● DATA EXTRACT:
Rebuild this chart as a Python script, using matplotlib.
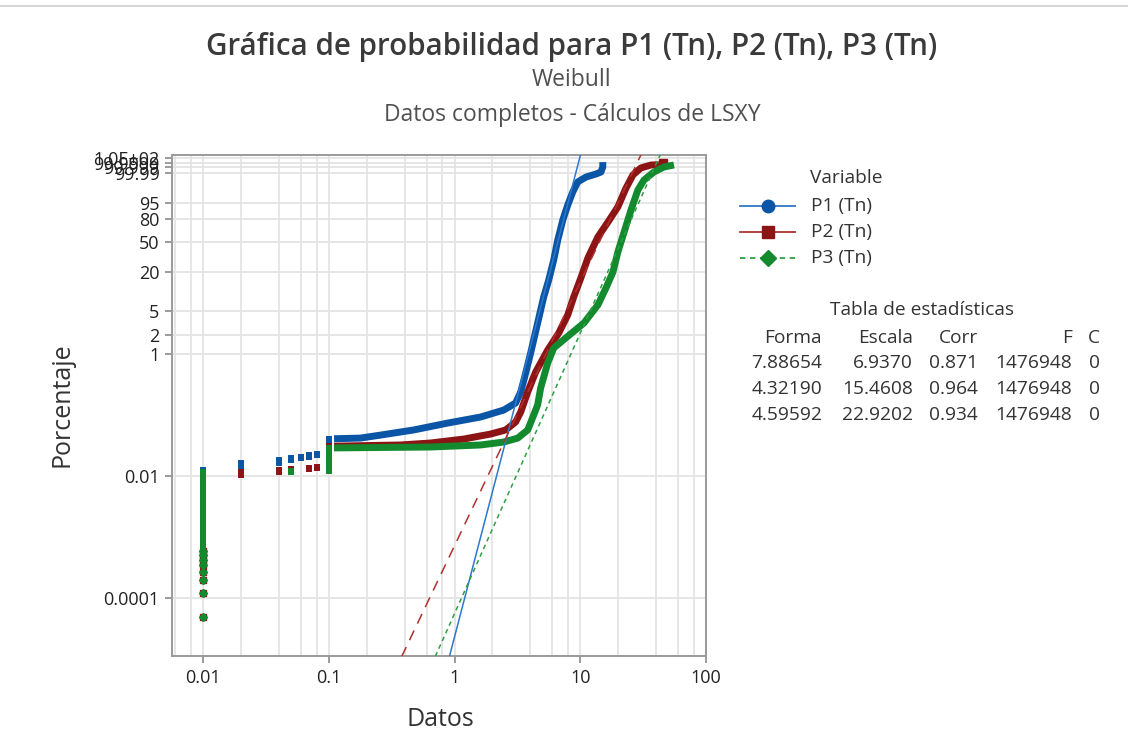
import numpy as np
import matplotlib
matplotlib.use("Agg")
import matplotlib.pyplot as plt
from matplotlib.lines import Line2D

plt.rcParams['font.family'] = ['Open Sans', 'DejaVu Sans']

# Parámetros de la tabla de estadísticas
nombres = ["P1 (Tn)", "P2 (Tn)", "P3 (Tn)"]
forma = [7.88654, 4.32190, 4.59592]
escala = [6.9370, 15.4608, 22.9202]
corr = [0.871, 0.964, 0.934]
n_f = [1476948, 1476948, 1476948]
n_c = [0, 0, 0]

# Primeros puntos sueltos en x = 0.01 (porcentaje)
rangos_001 = [0.00005, 0.00012, 0.0002, 0.00027, 0.00035, 0.00042, 0.0005, 0.0006]
inicio_col = 0.0007

# Escalones para valores bajos (x, porcentaje acumulado)
p1_esc_x = [0.01, 0.02, 0.04, 0.05, 0.06, 0.07, 0.08, 0.1]
p1_esc_pct = [0.0126, 0.0164, 0.0184, 0.0199, 0.0206, 0.0220, 0.0230, 0.0400]
p2_esc_x = [0.01, 0.02, 0.04, 0.05, 0.06, 0.07, 0.08, 0.1]
p2_esc_pct = [0.0105, 0.0117, 0.0126, 0.0130, 0.0133, 0.0136, 0.0140, 0.0310]
p3_esc_x = [0.01, 0.02, 0.03, 0.05, 0.08, 0.1]
p3_esc_pct = [0.0115, 0.0117, 0.0118, 0.0120, 0.0122, 0.0290]

# Curvas densas (x, porcentaje)
p1_x = [0.11, 0.178, 0.257, 0.471, 0.88, 1.61, 2.46, 3.06, 3.36, 3.61, 4.03, 4.58, 5.12,
        5.61, 6.15, 6.62, 7.26, 7.95, 8.71, 9.55, 11.1, 13.3, 14.6, 15.1, 15.1]
p1_pct = [0.041, 0.042, 0.047, 0.057, 0.074, 0.093, 0.121, 0.158, 0.24, 0.42, 1.04, 3.19, 8.3,
          15.1, 29.5, 52.4, 79.4, 93.8, 98.93, 99.87, 99.966, 99.987, 99.9936, 99.99915, 99.99992]
p2_x = [0.11, 0.371, 0.644, 1.18, 1.94, 2.55, 3.06, 3.36, 3.82, 4.42, 5.51, 6.74, 7.95,
        8.87, 10.1, 11.5, 13.8, 16.6, 19.9, 23.1, 26.2, 30.3, 36.5, 42.2]
p2_pct = [0.031, 0.0324, 0.0349, 0.0405, 0.049, 0.0571, 0.0772, 0.1125, 0.24, 0.509, 1.16, 2.19, 4.29,
          8.3, 16.2, 31.4, 56.5, 76.8, 92.5, 99.48, 99.982, 99.9987, 99.99966, 99.9997]
p2_extra_x = [45.4]
p2_extra_pct = [99.99987]
p3_x = [0.11, 0.644, 1.61, 2.46, 3.18, 3.82, 4.26, 4.58, 4.84, 5.51, 6.15, 7.66, 10.7,
        13.8, 16.0, 18.2, 19.9, 22.2, 25.3, 28.7, 32.1, 38.5, 46.3, 55.6]
p3_pct = [0.029, 0.030, 0.0324, 0.0362, 0.042, 0.0571, 0.1004, 0.147, 0.278, 0.716, 1.25, 1.82, 3.19,
          6.2, 11.4, 19.9, 37.6, 62.0, 89.9, 99.25, 99.92, 99.9936, 99.99915, 99.99966]

# Marcas del eje de probabilidad
ytick_pct = [0.0001, 0.01, 1, 2, 5, 20, 50, 80, 95, 99.99, 99.999, 99.9999, 99.99999]
ytick_lbl = ["0.0001", "0.01", "1", "2", "5", "20", "50", "80", "95", "99.99", "99.999", "99.9999", "1.0E+02"]
xtick = [0.01, 0.1, 1, 10, 100]
xtick_lbl = ["0.01", "0.1", "1", "10", "100"]

colores = ["#0A55A5", "#8C1414", "#138A2E"]
colores_ajuste = ["#2F78CC", "#B03030", "#2EA043"]
marcas = ["o", "s", "D"]
estilos = ["-", (0, (7, 5)), (0, (3, 2.5))]
estilos_ley = ["-", "-", (0, (3, 2.5))]


def wb(p):
    # escala de Weibull: ln(-ln(1-p))
    p = np.asarray(p, dtype=float) / 100.0
    return np.log(-np.log(1.0 - p))


fig = plt.figure(figsize=(11.28, 7.55), dpi=100)
ax = fig.add_axes([0.1525, 0.1311, 0.4734, 0.6636])

esc_x = [p1_esc_x, p2_esc_x, p3_esc_x]
esc_pct = [p1_esc_pct, p2_esc_pct, p3_esc_pct]
cur_x = [p1_x, p2_x, p3_x]
cur_pct = [p1_pct, p2_pct, p3_pct]

for i in range(3):
    c = colores[i]
    # puntos sueltos en 0.01
    ax.plot([0.01] * len(rangos_001), wb(rangos_001), ls="none", marker=marcas[i],
            ms=4.2, color=c, zorder=3 + i)
    # escalones
    prev = inicio_col
    for xv, top in zip(esc_x[i], esc_pct[i]):
        ax.plot([xv, xv], [wb(prev), wb(top)], color=c, lw=4.3,
                solid_capstyle="projecting", zorder=3 + i)
        prev = top
    # curva densa
    ax.plot(cur_x[i], wb(cur_pct[i]), color=c, lw=5.0, solid_capstyle="butt",
            solid_joinstyle="round", zorder=3 + i)

ax.plot(p2_extra_x, wb(p2_extra_pct), ls="none", marker="s", ms=6, color=colores[1], zorder=4)

# Rectas de ajuste de Weibull
xs = np.logspace(-2.5, 2.2, 500)
for i in range(3):
    ax.plot(xs, forma[i] * np.log(xs / escala[i]), color=colores_ajuste[i], lw=1.1,
            ls=estilos[i], zorder=8)

# Ejes
ax.set_xscale("log")
ax.set_xticks(xtick)
ax.set_xticklabels(xtick_lbl)
menores = [m * 10.0 ** k for k in range(-3, 2) for m in (2, 4, 6, 8)]
ax.set_xticks(menores, minor=True)
ax.set_yticks(wb(ytick_pct))
ax.set_yticklabels(ytick_lbl)
ax.set_xlim(0.00566, 100)
ax.set_ylim(-16.0, 2.91)
ax.tick_params(axis="both", which="major", labelsize=13, colors="#222222",
               length=5, width=1.2, color="#8a8a8a", pad=4)
ax.tick_params(axis="x", which="minor", length=0)
ax.grid(True, which="both", axis="x", color="#e4e4e4", lw=1.3, zorder=0)
ax.grid(True, which="major", axis="y", color="#e4e4e4", lw=1.3, zorder=0)
ax.set_axisbelow(True)
for s in ax.spines.values():
    s.set_color("#9a9a9a")
    s.set_linewidth(1.4)

# Títulos
fig.text(0.507, 0.938, "Gráfica de probabilidad para P1 (Tn), P2 (Tn), P3 (Tn)",
         ha="center", va="center", fontsize=21.3, fontweight="semibold", color="#3a3a3a")
fig.text(0.507, 0.894, "Weibull", ha="center", va="center", fontsize=16.5, color="#505050")
fig.text(0.507, 0.848, "Datos completos - Cálculos de LSXY", ha="center", va="center",
         fontsize=16.5, color="#505050")
fig.text(62 / 1128, 1 - 405 / 755, "Porcentaje", rotation=90, ha="center", va="center",
         fontsize=18, color="#333333")
fig.text(440 / 1128, 1 - 720 / 755, "Datos", ha="center", va="center",
         fontsize=18, color="#333333")

# Leyenda
fs = 13.8
fig.text(810 / 1128, 1 - 178 / 755, "Variable", ha="left", va="center", fontsize=fs, color="#333333")
ley_y = [206, 232, 258]
for i in range(3):
    yy = 1 - ley_y[i] / 755
    fig.add_artist(Line2D([740 / 1128, 795 / 1128], [yy, yy], transform=fig.transFigure,
                          color=colores_ajuste[i], lw=1.3, ls=estilos_ley[i]))
    fig.add_artist(Line2D([768 / 1128], [yy], transform=fig.transFigure, marker=marcas[i],
                          ms=9 if i == 0 else 8, color=colores[i], ls="none"))
    fig.text(811 / 1128, yy, nombres[i], ha="left", va="center", fontsize=fs, color="#333333")

# Tabla de estadísticas
fig.text(922 / 1128, 1 - 310 / 755, "Tabla de estadísticas", ha="center", va="center",
         fontsize=fs, color="#333333")
col_x = [822, 913, 978, 1072, 1100]
encab = ["Forma", "Escala", "Corr", "F", "C"]
for cx, t in zip(col_x, encab):
    fig.text(cx / 1128, 1 - 338 / 755, t, ha="right", va="center", fontsize=fs, color="#333333")
fila_y = [363, 389, 415]
for i in range(3):
    vals = ["%.5f" % forma[i], "%.4f" % escala[i], "%.3f" % corr[i], str(n_f[i]), str(n_c[i])]
    for cx, t in zip(col_x, vals):
        fig.text(cx / 1128, 1 - fila_y[i] / 755, t, ha="right", va="center", fontsize=fs,
                 color="#333333")

# Línea superior del marco
fig.add_artist(Line2D([0, 1], [1 - 6 / 755, 1 - 6 / 755], transform=fig.transFigure,
                      color="#d8d8d8", lw=1.5))

fig.savefig("out.png", dpi=100)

● EXERCISE REQUIREMENTS:
Please repeat exactly the data above from its first line to the line that contains "inicio_col = 0.0007", inclusive, and leave every picture out.

● RESULT FOR THIS EXERCISE:
Rebuild this chart as a Python script, using matplotlib.
import numpy as np
import matplotlib
matplotlib.use("Agg")
import matplotlib.pyplot as plt
from matplotlib.lines import Line2D

plt.rcParams['font.family'] = ['Open Sans', 'DejaVu Sans']

# Parámetros de la tabla de estadísticas
nombres = ["P1 (Tn)", "P2 (Tn)", "P3 (Tn)"]
forma = [7.88654, 4.32190, 4.59592]
escala = [6.9370, 15.4608, 22.9202]
corr = [0.871, 0.964, 0.934]
n_f = [1476948, 1476948, 1476948]
n_c = [0, 0, 0]

# Primeros puntos sueltos en x = 0.01 (porcentaje)
rangos_001 = [0.00005, 0.00012, 0.0002, 0.00027, 0.00035, 0.00042, 0.0005, 0.0006]
inicio_col = 0.0007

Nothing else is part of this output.